小田城へ帰った喜びも束の間、弘治三年二月、今度は下妻城主の多賀谷政経が海老ヶ島城へ攻め込んできました。
氏治は前回の反省を踏まえて一計を案じ、敵の本拠地・下妻を攻めます。作戦通りに進めば、多賀谷政経は海老ヶ島城どころではなくなり、撤退を余儀なくされるでしょう。旨くいけば海老ヶ島を救うだけでなく、下妻城まで手に入る。獲らぬ狸の皮算用をしながら、氏治は下妻に向かいました。
ところが、黒子に陣を張った小田軍へ、まったく予期せぬ敵が襲いかかりました。古くから北常陸に勢力を張る名門・佐竹氏の軍勢です。
不意を衝かれた小田軍はあえなく崩壊、敗走します。
「聞いてないぞ!」
佐竹軍の猛攻を受けながら、氏治は叫んだことでしょう。
しかし、そもそも多賀谷政経が小田領へ攻め入ったのは、佐竹氏と共謀してのものだったのです。佐竹氏にしてみれば、鴨がネギを背負ってきてくれたようなもので、小田軍をこてんぱんに打ち破りました。
小田城は追撃してきた佐竹軍によって陥落(八ヶ月ぶり二度目)。再び土浦城へ逃げ込む破目になった氏治ですが、この時は家臣の活躍によって、間もなく小田城の奪回に成功しています。
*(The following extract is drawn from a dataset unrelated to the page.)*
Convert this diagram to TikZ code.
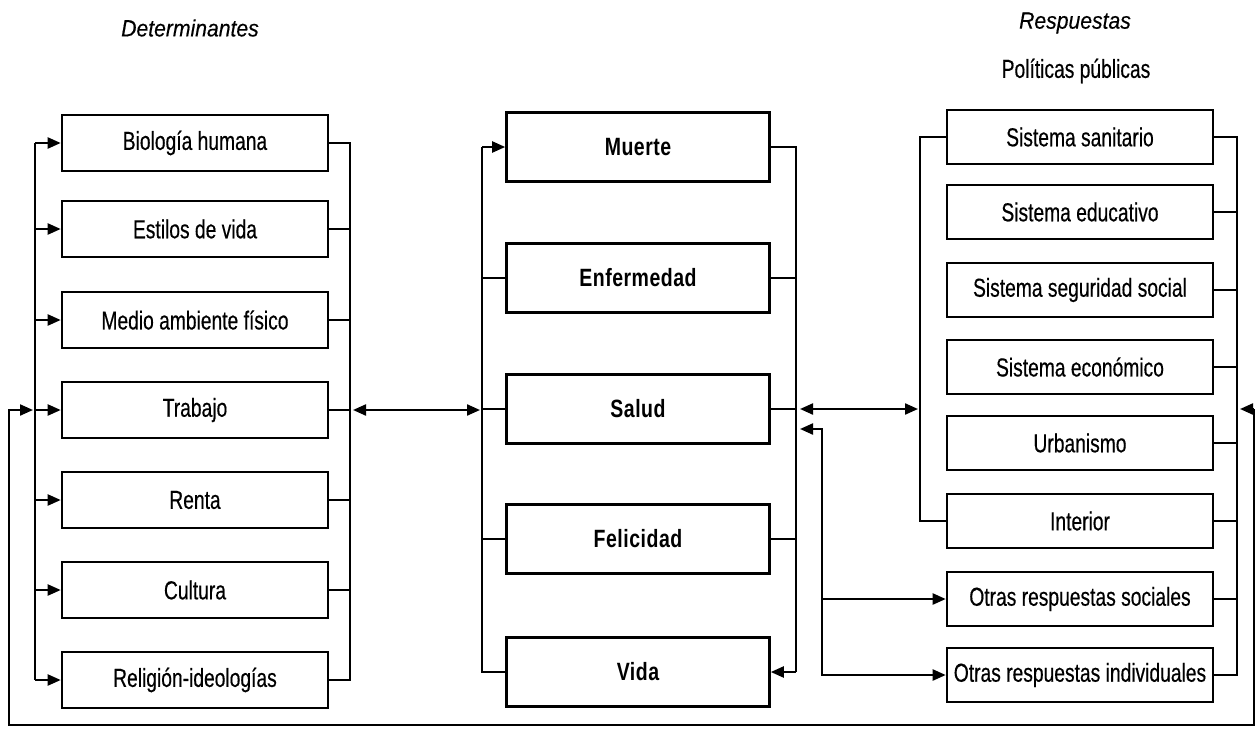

それから二年後の永禄二年、にっくき結城政勝が没し、養子の晴朝が跡を継ぎました。氏治はこの混乱につけ込み結城氏の本拠地・下総結城城を攻めます。
本城を奪われるという屈辱を味わわされた小田軍が逆に結城氏の本城を奪う、千載一遇のチャンスでした。小田軍はわずかな城兵が籠もる結城城を勢いに任せて攻め立てます。
しかし落城寸前と思われたその時、敵の援軍が駆けつけてきました。「鬼真壁」の異名を取る、真壁氏幹。十一年前に氏治を見限り結城氏に鞍替えした、あの真壁久幹の子です。
またしても不意を衝かれた小田軍はあえなく崩壊、敗走します。今度は小田城の失陥こそ免れたものの、逆襲に転じた結城軍に支城の北条城を奪われてしまいました。さらには便乗してきた佐竹・多賀谷の軍には海老ヶ島城を落とされ、翌年には小田城を奪われます(一年ぶり三度目)。そのさらに翌年に奪い返しはしたものの、小田氏の勢力はすでにボロ雑巾のように磨り減っていました。そして周囲では、虎狼のような戦国大名たちが、虎視眈々と小田領を狙っているのです。結城氏打倒のチャンスから急転直下、小田氏は滅亡の淵に立たされてしまいました。